Since I first read the book I have listened to and followed several calls: to leave my competitive running career behind, to remarry, to have a second child, to take some surprising professional risks, to pursue training as a coach, to go back to grad school, to make productive communication my personal life priority.  Recognizing the ongoing dialogue between my calls and the responses I muster has been among the most edifying discoveries of my adult development.

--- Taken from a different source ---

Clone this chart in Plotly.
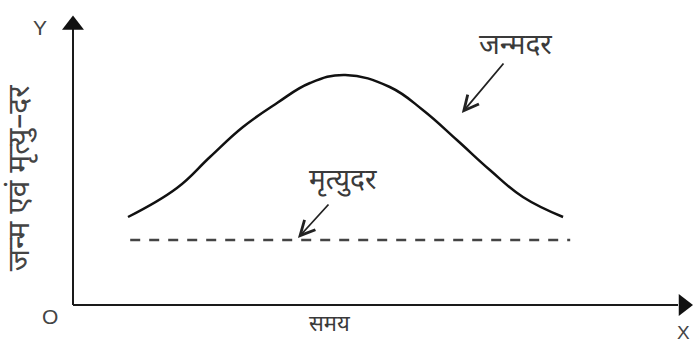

Levoy describes the myriad ways in which our calls make themselves known to us: hints from our closest friends and colleagues, recurring dreams, unanticipated synergies, ongoing issues waiting for resolution, real conflict, or messages that come in the silence of meditation.  How we acknowledge, process and ultimately respond to these signposts makes up the stuff of life’s adventure.  He writes:

“Calls are essentially questions. They aren’t questions you necessarily need to answer outright; they are questions to which you need to respond, expose yourself, and kneel before. You don’t want an answer you can put in a box and set on a shelf. You want a question that will become a chariot to carry you across the breadth of life, a question that will offer you a lifetime of pondering, that will lead you toward what you need to know for your integrity, draw you to what you need for your journey and help you understand what it means to burst at the seams.  These questions will also lead you to others whose lives are propelled by the same questions and from them you will receive ‘oh, never an answer,’ as writer PL Travers says, ‘but a spark of instructive fire.’”(p. 6)

Is this blog my calling?

Not directly. It is, however, a response to a deeper calling to express myself through writing – and that means writing that others can see, interpret and respond to, not the closet kind of writing I’ve done plenty of over the years.  In the act, I acknowledge the need to reach outside myself to share my musings and ideas.

That said, I ask you: What do you need to know for your integrity? Which calling is yours today and how will you respond?

Peace in inquiry,

Sherri

Gregg Levoy, Callings: Finding and Following an Authentic Life. New York: Three Rivers Press 1997.

One thought on “Who’s calling or whose calling?

  1. Already planning to pass this along! Beautiful, full of care and thought…and always timely. Thank you, Sherri.